Now, with the weather conditions similar to what we saw on that fateful day, the city is sounding the alarm.
The signs are obvious along the entrance to the Rattlesnake and at the trailheads — stay off Mount Jumbo. It’s not safe.
Forecasters from the West Central Avalanche center were up on the mountain Thursday assessing the snowpack, and what they discovered has them concerned.
“We’re seeing dangerous avalanche conditions and a snowpack that we see nowhere else in our advisory area,” said avalanche forecaster Travis Craft.
There was already a snow slide on Thursday that was triggered by an elk. The avalanche was 3½ feet deep, 700 feet long and 75 feet wide.

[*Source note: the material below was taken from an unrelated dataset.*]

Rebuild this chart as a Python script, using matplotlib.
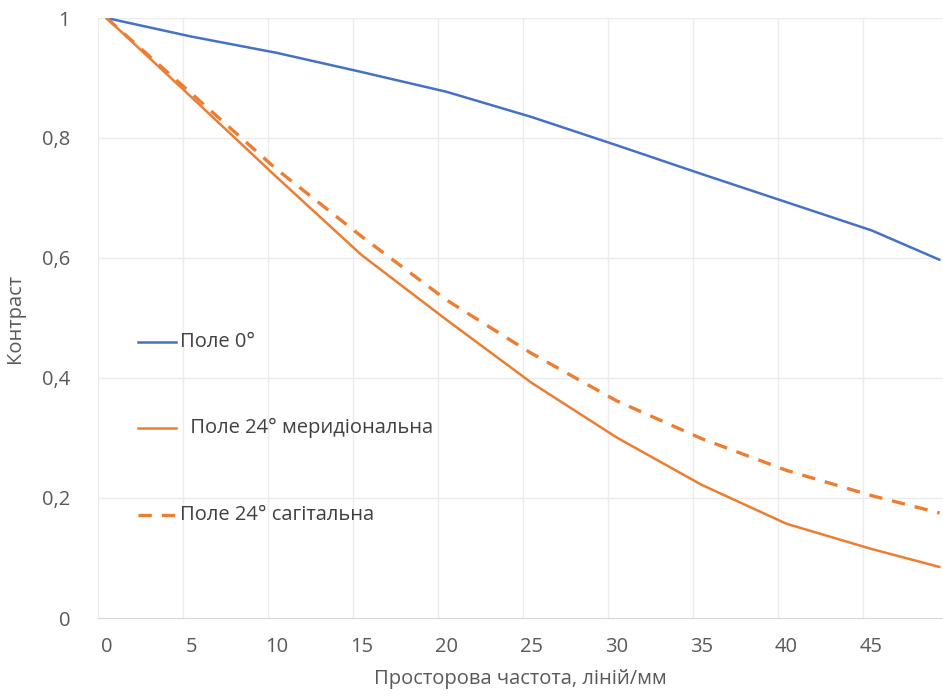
import matplotlib
matplotlib.use("Agg")
import matplotlib.pyplot as plt

plt.rcParams["font.family"] = ["Open Sans", "DejaVu Sans"]

# Spatial frequency (lines/mm) and contrast
freq = [0, 5, 10, 15, 20, 25, 30, 35, 40, 45, 49]
field0 = [1.0, 0.969, 0.942, 0.910, 0.877, 0.835, 0.788, 0.740, 0.693, 0.646, 0.597]
field24_mer = [1.0, 0.868, 0.735, 0.605, 0.497, 0.392, 0.301, 0.222, 0.157, 0.115, 0.085]
field24_sag = [1.0, 0.874, 0.748, 0.636, 0.530, 0.441, 0.362, 0.299, 0.246, 0.204, 0.175]

x_ticks = [0, 5, 10, 15, 20, 25, 30, 35, 40, 45]
y_ticks = [0, 0.2, 0.4, 0.6, 0.8, 1.0]
y_ticklabels = ["0", "0,2", "0,4", "0,6", "0,8", "1"]

labels = ["Поле 0°", " Поле 24° меридіональна", "Поле 24° сагітальна"]

BLUE = "#4472C4"
ORANGE = "#ED7D31"
TXT = "#595959"
FS = 14.5

fig = plt.figure(figsize=(9.43, 6.99), dpi=100)
ax = fig.add_axes([98 / 943, 1 - 618 / 699, 1 - 98 / 943, 600 / 699])

ax.plot(freq, field0, color=BLUE, lw=1.8, solid_capstyle="round")
ax.plot(freq, field24_mer, color=ORANGE, lw=1.8, solid_capstyle="round")
ax.plot(freq, field24_sag, color=ORANGE, lw=2.4, dashes=(4, 3))

# hand placed legend, as in the source chart
leg_y = [0.4605, 0.316, 0.172]
leg_text_x = [4.32, 4.62, 4.32]
styles = [dict(color=BLUE, lw=1.8), dict(color=ORANGE, lw=1.8),
          dict(color=ORANGE, lw=2.4, dashes=(4, 3))]
for y, tx, lbl, st in zip(leg_y, leg_text_x, labels, styles):
    ax.plot([1.85, 4.1], [y, y], **st)
    ax.text(tx, y, lbl, ha="left", va="center", fontsize=FS, color="#404040")

ax.set_xlim(-0.5, 49.2)
ax.set_ylim(0, 1)
ax.set_xticks(x_ticks)
ax.set_yticks(y_ticks)
ax.set_yticklabels(y_ticklabels)
ax.tick_params(axis="both", length=0, labelsize=FS, labelcolor=TXT)
ax.tick_params(axis="x", pad=14)
ax.tick_params(axis="y", pad=20)

# gridlines sit between categories like an Excel line chart
for gx in [v - 0.5 for v in x_ticks]:
    ax.axvline(gx, color="#ebebeb", lw=1, zorder=0)
for gy in y_ticks[1:]:
    ax.axhline(gy, color="#ebebeb", lw=1, zorder=0)
for s in ["top", "right", "left"]:
    ax.spines[s].set_visible(False)
ax.spines["bottom"].set_color("#d9d9d9")

ax.set_xlabel("Просторова частота, ліній/мм", fontsize=FS, color=TXT, labelpad=8)
ax.set_ylabel("Контраст", fontsize=FS, color=TXT, labelpad=12)

fig.savefig("out.png", dpi=100)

Five years ago it was a snowboarder who triggered a deadly avalanche that slammed into a Rattlesnake neighborhood, burying three and killing one.
Mount Jumbo is steep — and this warning is real.
There were many lessons to be learned after the 2014 avalanche that slammed into a Rattlesnake neighborhood off Mount Jumbo.
Right now the signs are obvious. No one is allowed out on the mountain for now. City officials city say it’s going to take a community effort to make sure everyone stays safe until conditions get better.
Missoula City Fire Chief Jeff Brandt says unlike preparing for a wildfire, anticipating an avalanche is a lot different.
“We don’t have a solid platform to tell you how do you prepare yourself as best with a snow situation above your home so we’re advising you to stay alert and we’ll do our best to communicate changing weather conditions,” Brandt said.
With urban avalanches the new normal, Missoula search and rescue are trained for such an event because — they have to.
Joe Blattner/Missoula Search and Rescue Chief
“After the 2014 avalanche, we realized the considerations for an urban avalanche are much much different than what we see in a backcountry setting,” Missoula Search and Rescue Chief Joe Blattner explained.
“We partnered with the Missoula Fire Department and a number of other agencies to get specialized training. Some of the considerations include downed power lines, gas lines, debris, building materials. Things you don’t normally deal with in a backcountry setting,” he continued.
Law enforcement plans on patrolling the base of Mount Jumbo in the coming days to watch for trespassers, while also hoping everyone is vigilant and abides by the Urban Avalanche Warning.